JOGJA, SMJogja.com – Penyelesaian konflik Rusia-Ukraina melalui PBB belum memperlihatkan titik terang. Pasalnya, Rusia memiliki hak veto di United Nations Security Council (Dewan Keamanan) yang bisa menghambat langkah-langkah penyelesaian. Kuncinya, NATO dan EU harus turun tangan terlibat dalam perjanjian damai untuk menyelesaikan konflik kedua negara.
Dosen Studi Kawasan Eropa Program Studi Hubungan Internsional Universitas Islam Indonesia, Mohamad Rezky Utama SIP MSi mengungkapkan hal itu. Ia menyampaikan pada ”International Relations In Conversation dengan tema Russia-Ukraine Updates: What Happens Next”.
Menurutnya situasi yang terjadi di Ukraina tidak terlepas dari ekspansi NATO yang mulai melebarkan pengaruh di Eropa Timur. Ekspansi itu membahayakan Rusia karena berpotensi memindahkan rudal balistik yang awalnya di Rumania ke Ukraina. Ancaman terbuka bagi Rusia terbuka.
”Ukraina sangat dekat dengan Rusia dan menjadi buffer zone antara Rusia dan Eropa. Namun setelah revolusi 2014, Pemerintah Ukraina berpindah haluan, dari sebelumnya dekat dengan Rusia beralih mendekati NATO. Hal ini menyebabkan Belarusia menjadi satu-satunya buffer zone antara Rusia dan negara-negara Eropa,” papar Rezky.

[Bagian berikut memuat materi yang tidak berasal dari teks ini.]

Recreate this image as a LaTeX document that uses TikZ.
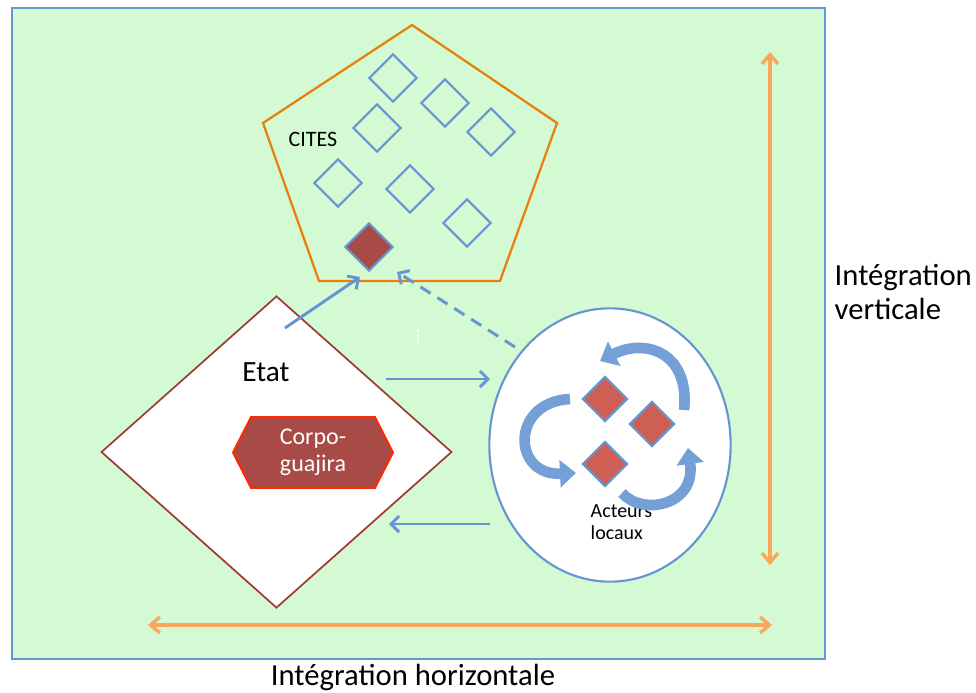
\documentclass[tikz,border=0pt]{standalone}
\usepackage{fontspec}
\setmainfont{Carlito}
\usetikzlibrary{shapes.geometric,shapes.symbols,arrows.meta}
\definecolor{fondvert}{RGB}{212,250,212}
\definecolor{bleu}{RGB}{102,150,210}
\definecolor{orangefonce}{RGB}{232,128,16}
\definecolor{orangeclair}{RGB}{248,166,92}
\definecolor{brique}{RGB}{168,74,69}
\definecolor{rougeclair}{RGB}{205,95,85}
\definecolor{bordetat}{RGB}{160,60,55}
\definecolor{rougevif}{RGB}{255,40,0}
\tikzset{
  cadre/.style     = {draw=bleu, line width=1.8pt, fill=fondvert},
  pentagone/.style = {draw=orangefonce, line width=1.7pt, line join=miter},
  espece/.style    = {shape=diamond, draw=bleu, line width=1.6pt, aspect=1,
                      inner sep=0pt, minimum size=36pt},
  acteur/.style    = {espece, fill=rougeclair, minimum size=34pt},
  etat/.style      = {shape=diamond, draw=bordetat, line width=1.3pt, fill=white,
                      inner sep=0pt, minimum width=263pt, minimum height=234pt},
  corpo/.style     = {shape=signal, signal to=west and east, signal pointer angle=126,
                      draw=rougevif, line width=1.5pt, fill=brique, text=white,
                      minimum width=120pt, minimum height=53pt, inner sep=0pt,
                      align=center, font=\fontsize{18}{20.5}\selectfont},
  local/.style     = {shape=ellipse, draw=bleu, line width=1.6pt, fill=white,
                      minimum width=181pt, minimum height=205pt},
  titre/.style     = {font=\fontsize{23}{26}\selectfont},
  petit/.style     = {font=\fontsize{15}{16.5}\selectfont},
  fleche/.style    = {draw=bleu, line width=2.2pt, -{Straight Barb[length=6pt,width=12pt]}},
  boucle/.style    = {draw=bleu!90, line width=8pt, -{Triangle[length=12pt,width=20pt]}},
  axe/.style       = {draw=orangeclair, line width=2.5pt,
                      {Straight Barb[length=7pt,width=12pt]}-{Straight Barb[length=7pt,width=12pt]}}
}
\begin{document}
\begin{tikzpicture}[x=0.75pt, y=-0.75pt]
  \useasboundingbox (0,0) rectangle (976,693);
  \fill[white] (0,0) rectangle (976,693);
  \draw[cadre] (12,8) rectangle (825,659);

  \draw[pentagone] (412,25) -- (557,123) -- (500,281) -- (319,281) -- (263,123) -- cycle;
  \node[font=\fontsize{16.5}{18}\selectfont] (cites) at (313,139) {CITES};
  \node[espece] (e1) at (393,78) {};
  \node[espece] (e2) at (445,103) {};
  \node[espece] (e3) at (491,132) {};
  \node[espece] (e4) at (377,128) {};
  \node[espece] (e5) at (338,183) {};
  \node[espece] (e6) at (410,189) {};
  \node[espece] (e7) at (467,223) {};
  \node[espece, fill=brique] (e8) at (369,247) {};

  \node[etat] (etat) at (276.5,452) {};
  \node[titre, font=\fontsize{22}{26}\selectfont] (etatlbl) at (266,372) {Etat};
  \node[corpo] (guajira) at (313,452.5) {Corpo-\\guajira};

  \node[local] (locaux) at (610,445) {};
  \node[acteur] (a1) at (605,399) {};
  \node[acteur] (a2) at (652,424) {};
  \node[acteur] (a3) at (605,464) {};
  \node[petit, align=left, anchor=west] (acteurs) at (586,522) {Acteurs\\locaux};
  \draw[boucle] (684,410) .. controls (690,352) and (645,338) .. (600,361);
  \draw[boucle] (570,399) .. controls (510,402) and (512,476) .. (576,473);
  \draw[boucle] (622,493) .. controls (642,516) and (696,506) .. (688,448);

  \node[petit, text=white] (info) at (418,337) {i};

  \coordinate (etathaut) at (285,328);
  \coordinate (citesbas) at (360,277);
  \coordinate (localhaut) at (515,347);
  \coordinate (citesdroite) at (397,272);
  \coordinate (etatdroite) at (386,379);
  \coordinate (localgauche) at (490,379);
  \coordinate (localbas) at (490,524);
  \coordinate (etatbas) at (389,524);
  \draw[fleche] (etathaut) -- (citesbas);
  \draw[fleche, dash pattern=on 9pt off 6pt] (localhaut) -- (citesdroite);
  \draw[fleche] (etatdroite) -- (localgauche);
  \draw[fleche] (localbas) -- (etatbas);

  \coordinate (vhaut) at (770,52);
  \coordinate (vbas) at (770,565);
  \coordinate (hgauche) at (148,625);
  \coordinate (hdroite) at (772,625);
  \draw[axe] (vhaut) -- (vbas);
  \draw[axe] (hgauche) -- (hdroite);

  \node[titre, align=left, anchor=west] (vertical) at (830,292) {Intégration\\verticale};
  \node[titre] (horizontal) at (413,677) {Intégration horizontale};
\end{tikzpicture}
\end{document}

Invasi Putin menjadi salah satu cara untuk mengembalikan Ukraina sebagai salah satu sekutu Rusia dengan mengganti rezim Pemerintah Ukraina. Rusia mendapat dukungan kelompok sepratis di Donetsk, Luhan, dan Krimea.
Perang Dingin
Pengamat lain yang juga dari UII, Irawan Jati SIP MHum MSS PhD (Cand.), menambahkan konflik Ukraina dan Rusia bukan konflik baru. Ia menilai merupakan sisa perang dingin yang masih bertahan. Meskipun beberapa pihak menyatakan perang dingin sudah lama selesai sejak runtuhnya tembok Berlin dan bubarnya Uni Soviet tetapi masih meninggalkan sisa.
”Langkah Rusia bukan hal yang baru karena pernah terjadi tahun 2014 saat negara itu mencoba menganeksasi kembali dan mengklaim Ukraina sebagai bagian sah dari Rusia,” ujarnya.
Irawan berpendapat dukungan Rusia kepada kelompok separatis Ukraina tidak terlepas dari konsep ”the enemy of my enemy is my friend” yang diadopsi Rusia. Negara tersebut mencoba memaksimalkan potensi kelompok-kelompok sparatis untuk mempertahankan dan memperkuat kedudukan di negara-negara yang pernah menjadi bagiannya.
Terkait indikasi konflik yang mengarah ke perang dunia ketiga, kedua narasumber sepakat menyatakan terlalu jauh melihat kondisi yang saat ini terjadi. Salah satu indikatornya, bantuan militer negara-negara anggota NATO seperti Turki, Kanada dan Spanyol lebih bersifat individu.
”Hal ini ditambah dengan pernyataan Presiden AS Joe Biden yang tidak akan mengirimkan bantuan militer ke Ukraina,” imbuh Irawan.
Pendekatan diplomasi menjadi salah satu solusi meskipun cukup bertele-tele. Pasalnya, legitimasi militer negara-negara di sekitar Rusia belum cukup kuat sehingga apabila memaksakan penyelesaian konflik cara militer malah akan mengarah pada invasi yang lebih besar.